=== Given material ===
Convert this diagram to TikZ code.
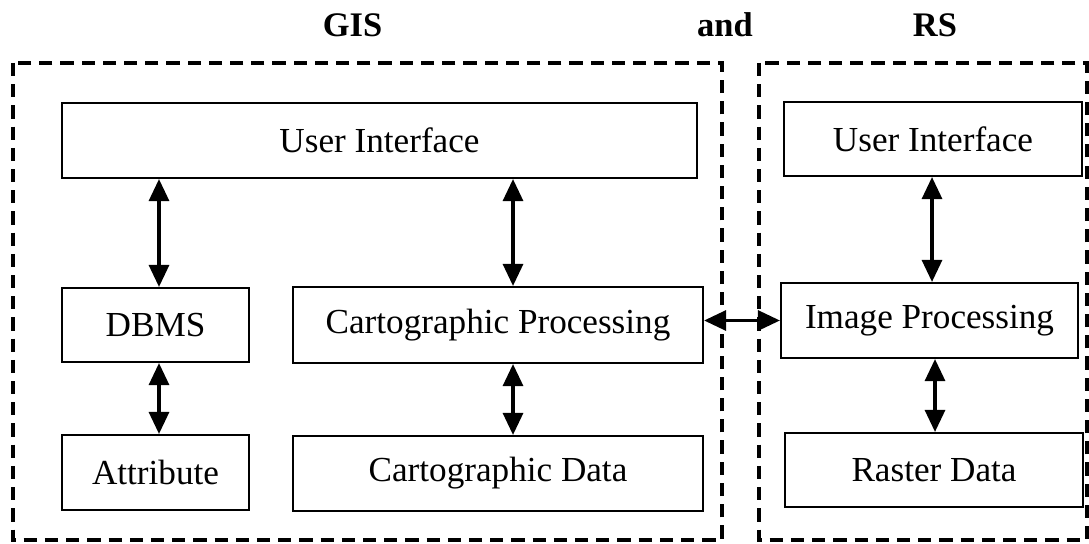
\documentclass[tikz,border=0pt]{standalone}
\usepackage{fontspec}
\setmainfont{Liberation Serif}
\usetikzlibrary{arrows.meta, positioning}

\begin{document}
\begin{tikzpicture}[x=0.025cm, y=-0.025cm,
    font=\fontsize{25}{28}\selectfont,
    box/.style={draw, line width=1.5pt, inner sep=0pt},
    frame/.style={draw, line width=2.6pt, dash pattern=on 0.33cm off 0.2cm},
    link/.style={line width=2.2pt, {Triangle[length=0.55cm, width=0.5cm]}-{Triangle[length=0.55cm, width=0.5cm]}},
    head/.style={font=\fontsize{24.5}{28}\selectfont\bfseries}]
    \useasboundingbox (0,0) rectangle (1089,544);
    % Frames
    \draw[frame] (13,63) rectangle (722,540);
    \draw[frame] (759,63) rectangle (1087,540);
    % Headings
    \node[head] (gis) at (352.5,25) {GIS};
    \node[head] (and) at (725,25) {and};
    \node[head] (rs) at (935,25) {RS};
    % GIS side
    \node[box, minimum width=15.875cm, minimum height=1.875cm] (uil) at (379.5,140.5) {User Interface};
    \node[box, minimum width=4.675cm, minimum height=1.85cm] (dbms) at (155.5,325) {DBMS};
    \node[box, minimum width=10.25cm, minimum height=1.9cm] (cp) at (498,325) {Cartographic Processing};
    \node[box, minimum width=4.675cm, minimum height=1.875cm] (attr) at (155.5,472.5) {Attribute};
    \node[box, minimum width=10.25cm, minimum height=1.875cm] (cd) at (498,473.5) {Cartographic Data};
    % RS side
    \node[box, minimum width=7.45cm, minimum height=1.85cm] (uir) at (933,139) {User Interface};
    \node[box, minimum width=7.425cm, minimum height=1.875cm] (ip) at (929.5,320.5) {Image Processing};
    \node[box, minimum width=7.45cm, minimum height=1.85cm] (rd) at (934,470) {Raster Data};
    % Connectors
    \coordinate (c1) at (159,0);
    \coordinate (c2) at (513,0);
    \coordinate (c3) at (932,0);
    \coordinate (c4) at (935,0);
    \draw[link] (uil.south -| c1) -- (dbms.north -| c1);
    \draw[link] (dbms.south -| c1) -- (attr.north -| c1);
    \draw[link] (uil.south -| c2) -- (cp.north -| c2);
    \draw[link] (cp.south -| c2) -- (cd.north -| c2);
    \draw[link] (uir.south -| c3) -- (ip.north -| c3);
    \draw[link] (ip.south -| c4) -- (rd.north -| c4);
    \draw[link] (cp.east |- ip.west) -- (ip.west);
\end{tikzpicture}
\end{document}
===
[Given instruction]
Strip out the pictures and quote the remaining data word for word.

[Answer to the problem]
Convert this diagram to TikZ code.
\documentclass[tikz,border=0pt]{standalone}
\usepackage{fontspec}
\setmainfont{Liberation Serif}
\usetikzlibrary{arrows.meta, positioning}

\begin{document}
\begin{tikzpicture}[x=0.025cm, y=-0.025cm,
    font=\fontsize{25}{28}\selectfont,
    box/.style={draw, line width=1.5pt, inner sep=0pt},
    frame/.style={draw, line width=2.6pt, dash pattern=on 0.33cm off 0.2cm},
    link/.style={line width=2.2pt, {Triangle[length=0.55cm, width=0.5cm]}-{Triangle[length=0.55cm, width=0.5cm]}},
    head/.style={font=\fontsize{24.5}{28}\selectfont\bfseries}]
    \useasboundingbox (0,0) rectangle (1089,544);
    % Frames
    \draw[frame] (13,63) rectangle (722,540);
    \draw[frame] (759,63) rectangle (1087,540);
    % Headings
    \node[head] (gis) at (352.5,25) {GIS};
    \node[head] (and) at (725,25) {and};
    \node[head] (rs) at (935,25) {RS};
    % GIS side
    \node[box, minimum width=15.875cm, minimum height=1.875cm] (uil) at (379.5,140.5) {User Interface};
    \node[box, minimum width=4.675cm, minimum height=1.85cm] (dbms) at (155.5,325) {DBMS};
    \node[box, minimum width=10.25cm, minimum height=1.9cm] (cp) at (498,325) {Cartographic Processing};
    \node[box, minimum width=4.675cm, minimum height=1.875cm] (attr) at (155.5,472.5) {Attribute};
    \node[box, minimum width=10.25cm, minimum height=1.875cm] (cd) at (498,473.5) {Cartographic Data};
    % RS side
    \node[box, minimum width=7.45cm, minimum height=1.85cm] (uir) at (933,139) {User Interface};
    \node[box, minimum width=7.425cm, minimum height=1.875cm] (ip) at (929.5,320.5) {Image Processing};
    \node[box, minimum width=7.45cm, minimum height=1.85cm] (rd) at (934,470) {Raster Data};
    % Connectors
    \coordinate (c1) at (159,0);
    \coordinate (c2) at (513,0);
    \coordinate (c3) at (932,0);
    \coordinate (c4) at (935,0);
    \draw[link] (uil.south -| c1) -- (dbms.north -| c1);
    \draw[link] (dbms.south -| c1) -- (attr.north -| c1);
    \draw[link] (uil.south -| c2) -- (cp.north -| c2);
    \draw[link] (cp.south -| c2) -- (cd.north -| c2);
    \draw[link] (uir.south -| c3) -- (ip.north -| c3);
    \draw[link] (ip.south -| c4) -- (rd.north -| c4);
    \draw[link] (cp.east |- ip.west) -- (ip.west);
\end{tikzpicture}
\end{document}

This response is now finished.